2009 Was the Bosses’ Year – Will We Make 2010 Ours?

Last year was the worst recession since the 1930s. But the bosses and bankers have recovered quickly, thanks to huge transfusions of wealth from our tax dollars. While auto workers lost their jobs and saw their wages and benefits slashed, the auto companies were given billions to “recover” their profits. While millions of people fell behind in their payments or lost their homes, the mortgage bankers were given billions to keep them from failing. And there is plenty of money to make war – to pay for 30,000 more troops in Afghanistan at a cost of one million dollars per soldier.

So now, as the stock market goes back up, as the Wall Street brokers, corporate executives and bankers get big bonuses, we are told that the economy is in recovery. But there is not much sign of a recovery from where we sit. Unemployment nationwide is officially at ten percent and over twelve percent in California. This doesn’t count those who have ended up working part time, or have given up looking for work altogether. For those who still have jobs there is a speed up and added work. Wages, pensions, health care and all benefits are under attack. The Obama administration held a summit on jobs but almost no money has gone to creating jobs. The way they look at it, we are small enough to be allowed to “fail”. This is what they are calling a “jobless recovery” – a recovery of profits at our expense.

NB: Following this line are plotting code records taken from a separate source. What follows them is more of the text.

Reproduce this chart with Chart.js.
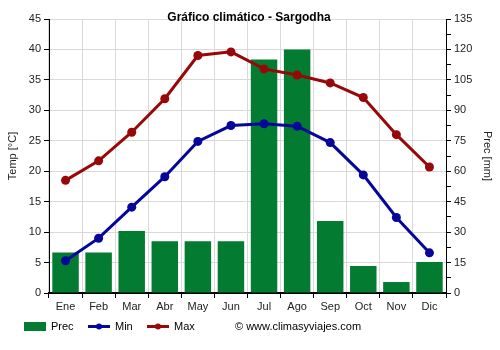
<!DOCTYPE html>
<html>
<head>
<meta charset="utf-8">
<script src="https://cdn.jsdelivr.net/npm/chart.js@4"></script>
<style>
  html, body { margin: 0; padding: 0; background: #fff; }
  #wrap { width: 500px; height: 350px; }
</style>
</head>
<body>
<div id="wrap"><canvas id="climaChart" width="500" height="350"></canvas></div>
<script>
const meses = ['Ene', 'Feb', 'Mar', 'Abr', 'May', 'Jun', 'Jul', 'Ago', 'Sep', 'Oct', 'Nov', 'Dic'];
const prec = [20, 20, 30.5, 25.5, 25.5, 25.5, 115, 120, 35.5, 13.3, 5.4, 15.3];
const tempMin = [5.3, 9.0, 14.1, 19.1, 24.9, 27.5, 27.8, 27.4, 24.7, 19.4, 12.4, 6.6];
const tempMax = [18.5, 21.7, 26.4, 31.9, 39.0, 39.6, 36.8, 35.8, 34.5, 32.1, 26.0, 20.7];

const FONT = "'Liberation Sans', Arial, sans-serif";
const VERDE = '#037c31';
const AZUL = '#06069a';
const ROJO = '#990808';

// titulo y leyenda dibujados a mano sobre el canvas
const extras = {
  id: 'extras',
  afterDraw(chart) {
    const ctx = chart.ctx;
    ctx.save();
    ctx.fillStyle = '#000';
    ctx.font = 'bold 12px ' + FONT;
    ctx.textAlign = 'center';
    ctx.textBaseline = 'middle';
    ctx.fillText('Gráfico climático - Sargodha', 249, 18);

    ctx.font = '11px ' + FONT;
    ctx.textAlign = 'left';
    const y = 326.5;
    const ds = chart.data.datasets;
    // Prec
    ctx.fillStyle = ds[2].backgroundColor;
    ctx.fillRect(24, 322, 22, 9);
    ctx.fillStyle = '#000';
    ctx.fillText(ds[2].label, 51, y);
    // Min / Max
    [[ds[0], 88, 115], [ds[1], 147, 174]].forEach(([d, x0, xt]) => {
      ctx.strokeStyle = d.borderColor;
      ctx.lineWidth = 3;
      ctx.beginPath();
      ctx.moveTo(x0, y);
      ctx.lineTo(x0 + 22, y);
      ctx.stroke();
      ctx.fillStyle = d.borderColor;
      ctx.beginPath();
      ctx.arc(x0 + 11, y, 3, 0, Math.PI * 2);
      ctx.fill();
      ctx.fillStyle = '#000';
      ctx.fillText(d.label, xt, y);
    });
    ctx.fillText('© www.climasyviajes.com', 235, y);
    ctx.restore();
  }
};

new Chart(document.getElementById('climaChart').getContext('2d'), {
  type: 'bar',
  data: {
    labels: meses,
    datasets: [
      {
        type: 'line', label: 'Min', data: tempMin, yAxisID: 'y', order: 1,
        borderColor: AZUL, backgroundColor: AZUL, borderWidth: 3,
        pointRadius: 4.5, pointBorderWidth: 0, pointHoverRadius: 4.5, tension: 0
      },
      {
        type: 'line', label: 'Max', data: tempMax, yAxisID: 'y', order: 2,
        borderColor: ROJO, backgroundColor: ROJO, borderWidth: 3,
        pointRadius: 4.5, pointBorderWidth: 0, pointHoverRadius: 4.5, tension: 0
      },
      {
        type: 'bar', label: 'Prec', data: prec, yAxisID: 'y1', order: 3,
        backgroundColor: VERDE, barPercentage: 0.8, categoryPercentage: 1
      }
    ]
  },
  options: {
    responsive: false,
    animation: false,
    layout: { padding: { top: 19, left: 0, right: 0, bottom: 0 } },
    plugins: {
      legend: { display: false },
      title: { display: false },
      tooltip: { enabled: false }
    },
    scales: {
      x: {
        offset: true,
        grid: { offset: true, color: '#d9d9d9', tickLength: 5, tickColor: '#000' },
        border: { color: '#000', width: 2 },
        ticks: { color: '#222', font: { family: FONT, size: 11 }, padding: 2, maxRotation: 0 },
        afterFit(scale) { scale.height = 57; }
      },
      y: {
        position: 'left',
        min: 0, max: 45,
        ticks: { stepSize: 5, color: '#222', font: { family: FONT, size: 11 }, padding: 3 },
        grid: { color: '#d9d9d9', tickLength: 5, tickColor: '#000' },
        border: { color: '#000', width: 1 },
        title: { display: true, text: 'Temp [°C]', color: '#222', font: { family: FONT, size: 11 }, padding: { top: 6, bottom: 4 } },
        afterFit(scale) { scale.width = 49; }
      },
      y1: {
        position: 'right',
        min: 0, max: 135,
        ticks: {
          stepSize: 7.5, autoSkip: false, color: '#222', font: { family: FONT, size: 11 }, padding: 3,
          callback: v => (v % 15 === 0 ? v : '')
        },
        grid: { drawOnChartArea: false, tickLength: 5, tickColor: '#000' },
        border: { color: '#000', width: 1 },
        title: { display: true, text: 'Prec [mm]', color: '#222', font: { family: FONT, size: 11 }, padding: { top: 6, bottom: 4 } },
        afterFit(scale) { scale.width = 54; }
      }
    }
  },
  plugins: [extras]
});
</script>
</body>
</html>
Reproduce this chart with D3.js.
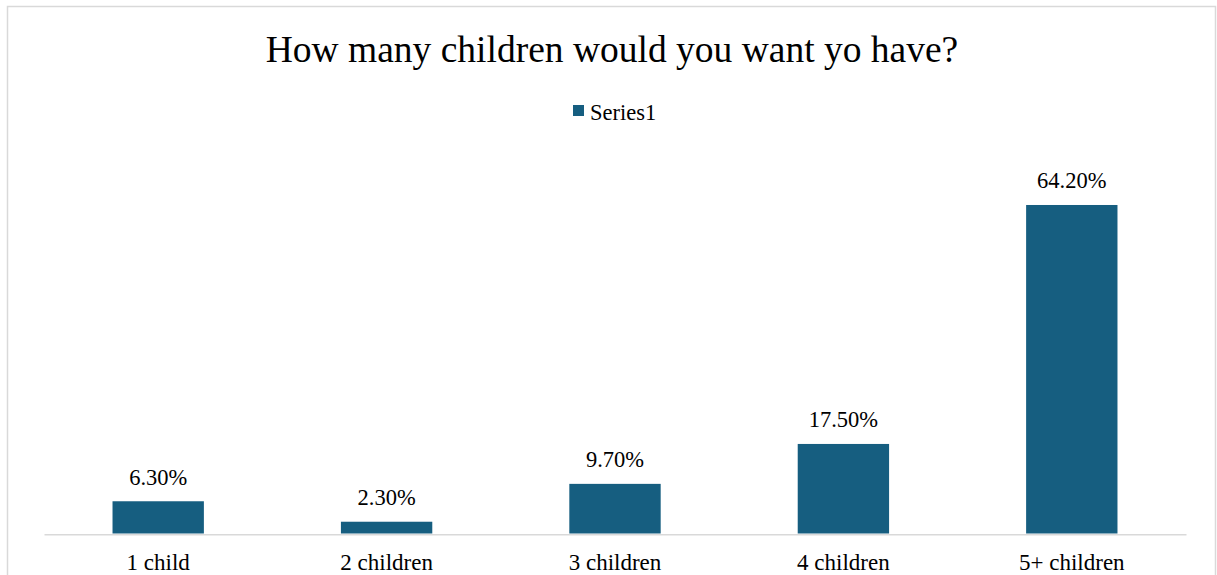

Education from kindergarten through the universities has seen cuts with staff and teacher layoffs, elimination of programs, increased tuition and fees, fewer classes and fewer students accepted to get in. So when people are losing their jobs, when veterans are coming home from war, when people need education and training more than ever, there is less than ever to go around. All social services are being cut just when people need them the most.

Most people have hoped that the crisis wouldn’t directly affect them. But many are afraid because we all know someone at work, in our neighborhood or family who has been affected. Many people hoped that with Obama and the Democrats in Washington, there would be a change for the better. But hoping that the Democrats will fix things has proved false over and over again. And as far as putting hopes in the union officials, all we hear from most of them is arguments for why we have to accept sacrifices. For them, making a fight is going to court with their lawyers.

So where does that leave us? What can we do? We can continue to hope that things will get better somehow, that an economic recovery will come sometime. We can continue to keep our heads down, fearful that if we stand up for ourselves, for our families and our community, then something will happen to us. Well, something is happening to us. Our lives are in jeopardy. The future of an entire younger generation is in jeopardy.

We are not alone in this. There are millions of workers across the state, working in factories, health care services, transportation, education, and in state and county offices. And all of us have been under some kind of attack. The only way that we are going to beat back the effects of this crisis is if we stand up and fight back together. We are the majority and if we use our power we certainly have the muscle to stop the bosses, bankers and politicians from asking us to continue to pay for their crisis.

This might seem impossible – like a dream that people will pull together. But what choice do we have? If no one steps forward first, no one else can follow. No movement starts off big and powerful. All movements start when a few determined and decided people take a first step. This is how the big struggles of the working class began in the 1930s. This is how the Civil Rights Movement began in the 1960s. And this is how it can begin today. We have a pretty good idea what will happen this coming year if we do not fight back. Isn’t it worth finding out if something different can happen if we do?